## Start Stored rows

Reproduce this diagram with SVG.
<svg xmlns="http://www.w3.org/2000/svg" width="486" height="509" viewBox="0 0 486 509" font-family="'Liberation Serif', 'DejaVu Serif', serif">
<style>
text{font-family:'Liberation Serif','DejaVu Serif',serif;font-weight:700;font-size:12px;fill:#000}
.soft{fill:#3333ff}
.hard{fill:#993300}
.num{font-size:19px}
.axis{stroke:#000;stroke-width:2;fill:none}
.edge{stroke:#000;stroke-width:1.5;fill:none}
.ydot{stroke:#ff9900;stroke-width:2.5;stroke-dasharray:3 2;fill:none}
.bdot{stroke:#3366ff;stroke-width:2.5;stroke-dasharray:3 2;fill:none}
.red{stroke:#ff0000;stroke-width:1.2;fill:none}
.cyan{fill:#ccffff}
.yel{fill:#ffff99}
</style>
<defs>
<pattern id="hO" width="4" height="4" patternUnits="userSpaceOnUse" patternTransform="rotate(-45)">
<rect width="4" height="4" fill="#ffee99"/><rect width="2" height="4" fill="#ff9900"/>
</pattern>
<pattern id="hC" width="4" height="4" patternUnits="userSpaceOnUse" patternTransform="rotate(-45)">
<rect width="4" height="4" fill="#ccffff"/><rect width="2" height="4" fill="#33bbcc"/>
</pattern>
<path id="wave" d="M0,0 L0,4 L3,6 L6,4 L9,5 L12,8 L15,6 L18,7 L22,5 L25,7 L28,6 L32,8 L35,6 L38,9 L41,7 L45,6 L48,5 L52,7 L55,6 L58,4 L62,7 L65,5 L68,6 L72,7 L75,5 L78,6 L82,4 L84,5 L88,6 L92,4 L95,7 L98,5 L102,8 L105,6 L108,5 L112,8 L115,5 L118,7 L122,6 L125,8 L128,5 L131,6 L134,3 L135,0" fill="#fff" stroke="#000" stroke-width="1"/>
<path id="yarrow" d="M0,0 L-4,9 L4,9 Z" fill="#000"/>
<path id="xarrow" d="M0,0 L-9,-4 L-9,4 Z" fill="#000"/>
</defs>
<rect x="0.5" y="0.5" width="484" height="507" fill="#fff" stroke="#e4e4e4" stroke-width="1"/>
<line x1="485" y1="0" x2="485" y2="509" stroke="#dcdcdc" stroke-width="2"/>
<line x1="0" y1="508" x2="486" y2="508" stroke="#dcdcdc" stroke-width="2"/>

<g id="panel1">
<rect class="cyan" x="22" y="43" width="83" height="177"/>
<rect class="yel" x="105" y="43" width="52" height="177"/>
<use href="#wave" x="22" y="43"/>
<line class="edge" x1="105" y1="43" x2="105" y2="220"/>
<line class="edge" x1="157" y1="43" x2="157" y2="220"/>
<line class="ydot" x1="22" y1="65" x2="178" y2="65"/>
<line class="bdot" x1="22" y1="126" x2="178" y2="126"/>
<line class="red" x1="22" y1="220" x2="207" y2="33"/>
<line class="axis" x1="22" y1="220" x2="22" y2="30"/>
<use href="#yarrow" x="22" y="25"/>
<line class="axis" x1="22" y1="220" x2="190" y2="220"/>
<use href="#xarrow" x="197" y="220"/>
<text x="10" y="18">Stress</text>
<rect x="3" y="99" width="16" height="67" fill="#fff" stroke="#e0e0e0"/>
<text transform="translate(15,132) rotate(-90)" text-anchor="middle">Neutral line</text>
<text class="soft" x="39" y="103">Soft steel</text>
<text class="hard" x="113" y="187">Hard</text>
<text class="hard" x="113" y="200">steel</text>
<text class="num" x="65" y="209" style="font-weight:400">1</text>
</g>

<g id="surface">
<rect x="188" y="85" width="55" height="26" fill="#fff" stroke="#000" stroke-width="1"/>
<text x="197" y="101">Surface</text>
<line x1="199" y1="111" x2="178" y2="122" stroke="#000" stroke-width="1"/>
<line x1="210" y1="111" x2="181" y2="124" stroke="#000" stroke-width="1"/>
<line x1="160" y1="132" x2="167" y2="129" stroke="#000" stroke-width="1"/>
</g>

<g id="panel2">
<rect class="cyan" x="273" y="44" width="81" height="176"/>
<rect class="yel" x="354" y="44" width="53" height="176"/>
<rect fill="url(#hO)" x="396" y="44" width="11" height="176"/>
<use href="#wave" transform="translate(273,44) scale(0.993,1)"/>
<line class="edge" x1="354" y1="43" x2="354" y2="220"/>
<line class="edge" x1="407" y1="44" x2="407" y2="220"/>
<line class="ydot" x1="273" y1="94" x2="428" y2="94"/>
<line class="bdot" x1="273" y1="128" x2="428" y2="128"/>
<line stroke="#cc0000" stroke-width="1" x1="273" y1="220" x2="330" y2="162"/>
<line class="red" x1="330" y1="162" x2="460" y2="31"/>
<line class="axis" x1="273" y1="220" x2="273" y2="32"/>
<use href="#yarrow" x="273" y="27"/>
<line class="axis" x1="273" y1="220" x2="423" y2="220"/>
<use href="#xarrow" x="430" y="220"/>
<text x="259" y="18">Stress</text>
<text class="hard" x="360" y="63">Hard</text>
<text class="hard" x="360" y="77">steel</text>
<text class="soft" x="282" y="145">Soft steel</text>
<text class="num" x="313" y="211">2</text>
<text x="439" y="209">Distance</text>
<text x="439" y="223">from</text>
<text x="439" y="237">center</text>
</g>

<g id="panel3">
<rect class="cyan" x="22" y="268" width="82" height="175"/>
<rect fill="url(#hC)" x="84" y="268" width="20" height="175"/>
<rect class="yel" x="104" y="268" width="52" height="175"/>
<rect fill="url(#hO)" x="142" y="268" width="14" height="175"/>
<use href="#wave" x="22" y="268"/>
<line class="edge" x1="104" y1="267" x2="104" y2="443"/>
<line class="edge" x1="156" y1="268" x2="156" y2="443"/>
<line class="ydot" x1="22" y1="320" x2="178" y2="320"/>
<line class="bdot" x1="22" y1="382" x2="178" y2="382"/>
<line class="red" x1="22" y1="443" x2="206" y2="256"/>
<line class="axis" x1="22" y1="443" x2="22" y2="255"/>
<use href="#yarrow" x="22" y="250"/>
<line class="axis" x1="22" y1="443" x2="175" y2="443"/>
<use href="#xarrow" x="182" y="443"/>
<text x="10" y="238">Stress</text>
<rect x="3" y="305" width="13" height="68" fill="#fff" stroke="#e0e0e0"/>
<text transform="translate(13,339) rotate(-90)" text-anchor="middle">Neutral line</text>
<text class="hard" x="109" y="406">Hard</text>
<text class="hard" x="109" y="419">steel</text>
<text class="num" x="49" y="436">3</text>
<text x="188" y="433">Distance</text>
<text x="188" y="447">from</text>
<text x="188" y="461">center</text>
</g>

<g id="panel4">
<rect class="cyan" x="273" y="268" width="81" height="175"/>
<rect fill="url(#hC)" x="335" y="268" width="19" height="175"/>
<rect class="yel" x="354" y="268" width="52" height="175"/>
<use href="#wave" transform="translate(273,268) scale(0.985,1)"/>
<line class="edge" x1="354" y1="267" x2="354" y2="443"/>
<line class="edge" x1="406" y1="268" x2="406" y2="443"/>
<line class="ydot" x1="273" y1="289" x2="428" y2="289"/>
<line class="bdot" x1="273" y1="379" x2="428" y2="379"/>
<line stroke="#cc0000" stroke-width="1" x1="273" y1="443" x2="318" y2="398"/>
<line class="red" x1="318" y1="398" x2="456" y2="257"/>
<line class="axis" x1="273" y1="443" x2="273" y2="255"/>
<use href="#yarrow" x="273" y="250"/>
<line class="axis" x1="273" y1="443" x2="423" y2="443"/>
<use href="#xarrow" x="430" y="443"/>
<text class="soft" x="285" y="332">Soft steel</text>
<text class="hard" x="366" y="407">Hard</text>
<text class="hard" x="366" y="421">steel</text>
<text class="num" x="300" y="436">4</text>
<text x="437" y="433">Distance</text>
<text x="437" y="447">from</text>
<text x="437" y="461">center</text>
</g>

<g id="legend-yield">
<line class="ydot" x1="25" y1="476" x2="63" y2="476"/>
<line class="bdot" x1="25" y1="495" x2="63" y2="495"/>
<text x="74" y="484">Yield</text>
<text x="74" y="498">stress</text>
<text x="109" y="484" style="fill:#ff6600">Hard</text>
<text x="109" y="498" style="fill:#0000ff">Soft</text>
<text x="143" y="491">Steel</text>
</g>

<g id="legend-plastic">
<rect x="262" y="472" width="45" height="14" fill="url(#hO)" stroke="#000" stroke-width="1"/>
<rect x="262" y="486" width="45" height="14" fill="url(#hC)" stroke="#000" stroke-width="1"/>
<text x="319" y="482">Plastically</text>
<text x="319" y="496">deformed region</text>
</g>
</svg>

## End Stored rows
## Start Stored rows

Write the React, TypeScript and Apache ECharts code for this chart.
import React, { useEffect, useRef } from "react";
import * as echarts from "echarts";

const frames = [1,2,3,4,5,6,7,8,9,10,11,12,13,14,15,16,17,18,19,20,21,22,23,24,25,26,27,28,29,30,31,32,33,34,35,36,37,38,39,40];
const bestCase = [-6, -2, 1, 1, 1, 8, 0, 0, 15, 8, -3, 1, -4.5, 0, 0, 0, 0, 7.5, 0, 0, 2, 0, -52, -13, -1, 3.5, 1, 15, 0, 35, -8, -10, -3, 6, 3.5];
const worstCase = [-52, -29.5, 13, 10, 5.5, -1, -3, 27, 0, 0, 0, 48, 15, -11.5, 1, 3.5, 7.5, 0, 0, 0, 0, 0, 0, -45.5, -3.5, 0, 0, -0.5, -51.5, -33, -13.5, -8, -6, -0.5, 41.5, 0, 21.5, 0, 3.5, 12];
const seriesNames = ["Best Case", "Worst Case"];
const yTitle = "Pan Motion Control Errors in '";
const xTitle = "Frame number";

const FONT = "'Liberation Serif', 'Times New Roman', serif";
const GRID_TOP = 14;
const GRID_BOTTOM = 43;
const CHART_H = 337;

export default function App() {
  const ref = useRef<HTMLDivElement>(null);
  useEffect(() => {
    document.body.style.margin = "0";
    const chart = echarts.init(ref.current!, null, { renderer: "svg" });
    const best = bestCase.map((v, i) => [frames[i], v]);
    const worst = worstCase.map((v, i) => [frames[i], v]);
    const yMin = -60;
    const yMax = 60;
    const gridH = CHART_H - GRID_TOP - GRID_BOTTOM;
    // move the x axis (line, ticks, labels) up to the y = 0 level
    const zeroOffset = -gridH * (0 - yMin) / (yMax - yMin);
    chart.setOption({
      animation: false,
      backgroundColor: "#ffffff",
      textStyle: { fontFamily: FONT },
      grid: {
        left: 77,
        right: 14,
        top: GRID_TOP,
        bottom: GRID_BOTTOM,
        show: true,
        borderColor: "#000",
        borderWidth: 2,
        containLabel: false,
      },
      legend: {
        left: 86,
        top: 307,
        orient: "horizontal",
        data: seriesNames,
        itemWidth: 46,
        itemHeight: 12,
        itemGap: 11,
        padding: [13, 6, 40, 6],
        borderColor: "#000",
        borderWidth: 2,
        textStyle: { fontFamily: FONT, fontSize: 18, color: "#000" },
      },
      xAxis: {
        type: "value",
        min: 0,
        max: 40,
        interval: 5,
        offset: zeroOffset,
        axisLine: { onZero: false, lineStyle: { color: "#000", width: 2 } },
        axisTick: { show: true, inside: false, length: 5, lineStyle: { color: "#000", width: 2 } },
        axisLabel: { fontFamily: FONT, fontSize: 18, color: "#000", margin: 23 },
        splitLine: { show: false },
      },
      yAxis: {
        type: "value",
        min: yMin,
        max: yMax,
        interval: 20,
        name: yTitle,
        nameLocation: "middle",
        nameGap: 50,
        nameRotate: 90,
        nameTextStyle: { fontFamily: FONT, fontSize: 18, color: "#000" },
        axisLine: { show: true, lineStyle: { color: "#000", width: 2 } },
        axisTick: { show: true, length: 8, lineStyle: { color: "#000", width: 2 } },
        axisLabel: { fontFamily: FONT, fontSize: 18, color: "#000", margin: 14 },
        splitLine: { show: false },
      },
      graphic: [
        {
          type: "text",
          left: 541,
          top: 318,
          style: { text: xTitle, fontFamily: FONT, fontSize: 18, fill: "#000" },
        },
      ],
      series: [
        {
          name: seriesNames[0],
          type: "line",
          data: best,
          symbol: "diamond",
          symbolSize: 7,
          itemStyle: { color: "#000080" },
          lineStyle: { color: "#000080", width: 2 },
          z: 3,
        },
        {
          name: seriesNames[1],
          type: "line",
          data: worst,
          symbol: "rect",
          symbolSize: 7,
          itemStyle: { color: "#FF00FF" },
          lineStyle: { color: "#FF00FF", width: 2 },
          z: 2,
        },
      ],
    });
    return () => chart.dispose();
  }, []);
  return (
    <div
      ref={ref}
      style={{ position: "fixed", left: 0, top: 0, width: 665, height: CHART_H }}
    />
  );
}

## End Stored rows
## Start Stored rows

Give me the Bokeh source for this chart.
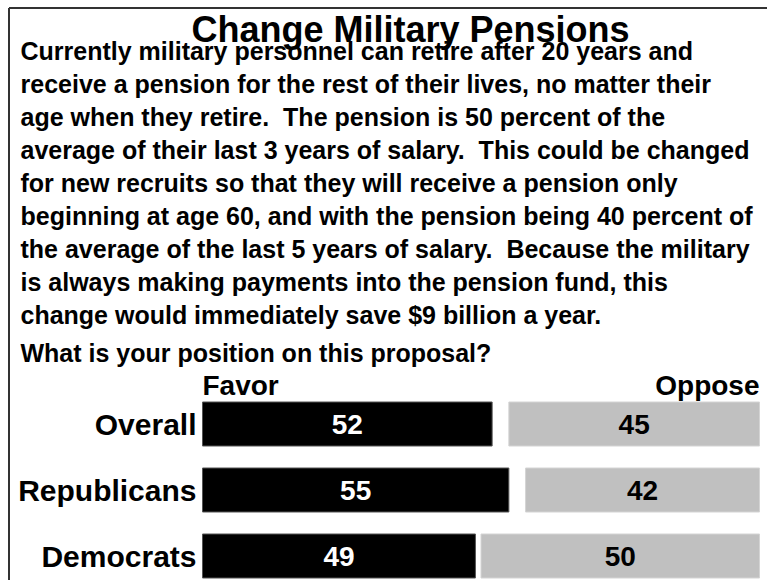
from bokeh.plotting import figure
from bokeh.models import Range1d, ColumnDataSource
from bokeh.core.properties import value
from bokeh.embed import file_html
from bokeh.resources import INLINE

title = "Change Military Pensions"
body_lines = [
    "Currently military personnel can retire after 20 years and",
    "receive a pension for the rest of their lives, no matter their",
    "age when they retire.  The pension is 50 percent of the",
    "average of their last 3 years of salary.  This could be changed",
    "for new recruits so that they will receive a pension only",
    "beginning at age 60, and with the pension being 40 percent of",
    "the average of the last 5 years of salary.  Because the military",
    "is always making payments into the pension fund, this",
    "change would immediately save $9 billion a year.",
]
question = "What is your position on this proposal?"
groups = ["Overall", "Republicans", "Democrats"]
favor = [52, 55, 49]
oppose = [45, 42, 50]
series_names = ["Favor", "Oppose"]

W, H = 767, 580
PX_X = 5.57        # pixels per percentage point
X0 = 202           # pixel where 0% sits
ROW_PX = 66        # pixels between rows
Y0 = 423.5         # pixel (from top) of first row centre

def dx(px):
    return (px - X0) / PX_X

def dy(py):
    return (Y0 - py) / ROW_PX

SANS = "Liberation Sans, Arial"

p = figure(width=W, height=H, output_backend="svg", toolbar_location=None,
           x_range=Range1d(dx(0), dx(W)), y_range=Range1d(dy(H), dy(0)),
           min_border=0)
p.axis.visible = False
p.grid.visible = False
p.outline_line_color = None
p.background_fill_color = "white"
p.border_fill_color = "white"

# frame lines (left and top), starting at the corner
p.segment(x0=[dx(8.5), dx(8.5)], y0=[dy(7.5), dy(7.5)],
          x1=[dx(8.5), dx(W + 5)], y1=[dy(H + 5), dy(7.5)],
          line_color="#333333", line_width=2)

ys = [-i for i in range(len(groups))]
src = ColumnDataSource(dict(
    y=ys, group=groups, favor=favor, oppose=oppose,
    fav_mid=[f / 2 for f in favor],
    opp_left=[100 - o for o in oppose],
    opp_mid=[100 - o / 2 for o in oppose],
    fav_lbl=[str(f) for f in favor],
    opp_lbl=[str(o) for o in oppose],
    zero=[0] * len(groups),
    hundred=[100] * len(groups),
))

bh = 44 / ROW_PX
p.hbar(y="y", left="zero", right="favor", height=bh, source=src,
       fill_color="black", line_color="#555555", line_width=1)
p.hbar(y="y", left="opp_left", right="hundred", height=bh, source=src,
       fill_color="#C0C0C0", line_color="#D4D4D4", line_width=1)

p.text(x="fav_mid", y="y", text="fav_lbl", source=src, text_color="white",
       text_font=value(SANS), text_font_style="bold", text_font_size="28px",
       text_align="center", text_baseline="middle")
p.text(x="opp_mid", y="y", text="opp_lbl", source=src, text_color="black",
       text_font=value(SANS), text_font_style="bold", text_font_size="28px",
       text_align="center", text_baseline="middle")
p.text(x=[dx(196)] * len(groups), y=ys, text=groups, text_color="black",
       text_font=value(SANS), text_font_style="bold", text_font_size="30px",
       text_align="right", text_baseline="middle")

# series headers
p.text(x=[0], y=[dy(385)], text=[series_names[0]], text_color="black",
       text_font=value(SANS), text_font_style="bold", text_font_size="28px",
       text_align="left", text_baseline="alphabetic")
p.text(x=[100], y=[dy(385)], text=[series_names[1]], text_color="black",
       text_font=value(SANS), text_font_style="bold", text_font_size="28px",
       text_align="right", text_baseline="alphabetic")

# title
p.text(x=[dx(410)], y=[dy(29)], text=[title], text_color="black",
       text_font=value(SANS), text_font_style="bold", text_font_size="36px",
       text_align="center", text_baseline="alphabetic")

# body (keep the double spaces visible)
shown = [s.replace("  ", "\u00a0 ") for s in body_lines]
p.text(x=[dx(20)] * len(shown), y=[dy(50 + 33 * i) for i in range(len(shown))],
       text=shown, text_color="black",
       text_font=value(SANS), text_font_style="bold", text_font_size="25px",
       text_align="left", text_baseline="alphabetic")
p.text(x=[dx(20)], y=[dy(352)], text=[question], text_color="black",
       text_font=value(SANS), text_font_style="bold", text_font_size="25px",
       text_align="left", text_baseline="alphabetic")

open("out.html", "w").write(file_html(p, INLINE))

## End Stored rows

Take exactly the lines from the one containing "Write the React, TypeScript" through the one containing "import * as" in the data above, and output them with nothing added.

*Result for this exercise*:
Write the React, TypeScript and Apache ECharts code for this chart.
import React, { useEffect, useRef } from "react";
import * as echarts from "echarts";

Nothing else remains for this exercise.